=== Data excerpt ===
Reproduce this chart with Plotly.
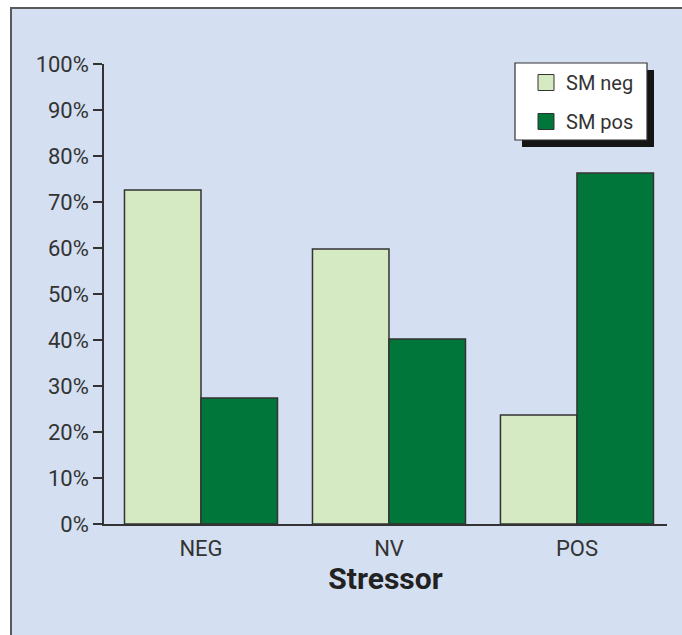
import plotly.graph_objects as go

categories = ["NEG", "NV", "POS"]
sm_neg = [72.6, 59.8, 23.7]
sm_pos = [27.4, 40.2, 76.3]
series_names = ["SM neg", "SM pos"]
series_colors = ["#d5eac3", "#00763b"]
y_ticks = [0, 10, 20, 30, 40, 50, 60, 70, 80, 90, 100]
y_tick_labels = [f"{v}%" for v in y_ticks]

W, H = 682, 635
L, R, T, B = 104, 15, 64, 111
pw, ph = W - L - R, H - T - B

def px(x):
    return (x - L) / pw

def py(y):
    return (H - B - y) / ph

font = "Roboto, 'Liberation Sans', Arial, sans-serif"
edge = "#333333"

fig = go.Figure()
for name, vals, col in zip(series_names, [sm_neg, sm_pos], series_colors):
    fig.add_trace(go.Bar(x=categories, y=vals, name=name, showlegend=False,
                         marker=dict(color=col, line=dict(color=edge, width=1.5))))
# legend entries (square swatches)
for i, (name, col) in enumerate(zip(series_names, series_colors)):
    fig.add_trace(go.Scatter(x=[None], y=[None], mode="markers", name=name,
                             legendgroup=f"g{i}",
                             marker=dict(symbol="square", size=18, color=col,
                                         line=dict(color=edge, width=1))))

shapes = [
    dict(type="rect", xref="paper", yref="paper", layer="below",
         x0=px(11), x1=px(720), y0=py(8), y1=py(680),
         fillcolor="#d4dff1", line=dict(color="#5a5a5a", width=2)),
    dict(type="rect", xref="paper", yref="paper", layer="above",
         x0=px(522), x1=px(654), y0=py(147), y1=py(70),
         fillcolor="#151515", line=dict(width=0)),
    dict(type="rect", xref="paper", yref="paper", layer="above",
         x0=px(515), x1=px(647), y0=py(140), y1=py(63),
         fillcolor="white", line=dict(color=edge, width=1.2)),
]

fig.update_layout(
    width=W, height=H,
    margin=dict(l=L, r=R, t=T, b=B, pad=0),
    paper_bgcolor="white", plot_bgcolor="rgba(0,0,0,0)",
    barmode="group", bargap=0.186, bargroupgap=0,
    font=dict(family=font, size=22, color="#333333"),
    showlegend=True,
    legend=dict(x=px(526), y=py(63), xanchor="left", yanchor="top",
                bgcolor="rgba(0,0,0,0)", borderwidth=0,
                font=dict(size=20, color="#333333"),
                traceorder="grouped", tracegroupgap=10, itemsizing="trace"),
    shapes=shapes,
    xaxis=dict(range=[-0.516, 2.479], showline=True, linecolor=edge, linewidth=1.5,
               ticks="outside", ticklen=4, tickcolor="rgba(0,0,0,0)",
               showgrid=False, tickfont=dict(size=22),
               title=dict(text="<b>Stressor</b>", font=dict(size=30, color="#222222"), standoff=5)),
    yaxis=dict(range=[0, 100], tickvals=y_ticks, ticktext=y_tick_labels,
               showline=True, linecolor=edge, linewidth=1.5,
               ticks="outside", ticklen=9, tickcolor=edge, tickwidth=1.5,
               showgrid=False, zeroline=False, tickfont=dict(size=22)),
)

fig.write_html("out.html", config={"displayModeBar": False},
               post_script="document.body.style.margin='0px';document.body.style.overflow='hidden';")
===
#### [Stated task]
Exactly reproduce the run of lines from the start of the listing through the line with "v in y_ticks]", inclusive; pictures are not copied.

#### [Answer to the problem]
Reproduce this chart with Plotly.
import plotly.graph_objects as go

categories = ["NEG", "NV", "POS"]
sm_neg = [72.6, 59.8, 23.7]
sm_pos = [27.4, 40.2, 76.3]
series_names = ["SM neg", "SM pos"]
series_colors = ["#d5eac3", "#00763b"]
y_ticks = [0, 10, 20, 30, 40, 50, 60, 70, 80, 90, 100]
y_tick_labels = [f"{v}%" for v in y_ticks]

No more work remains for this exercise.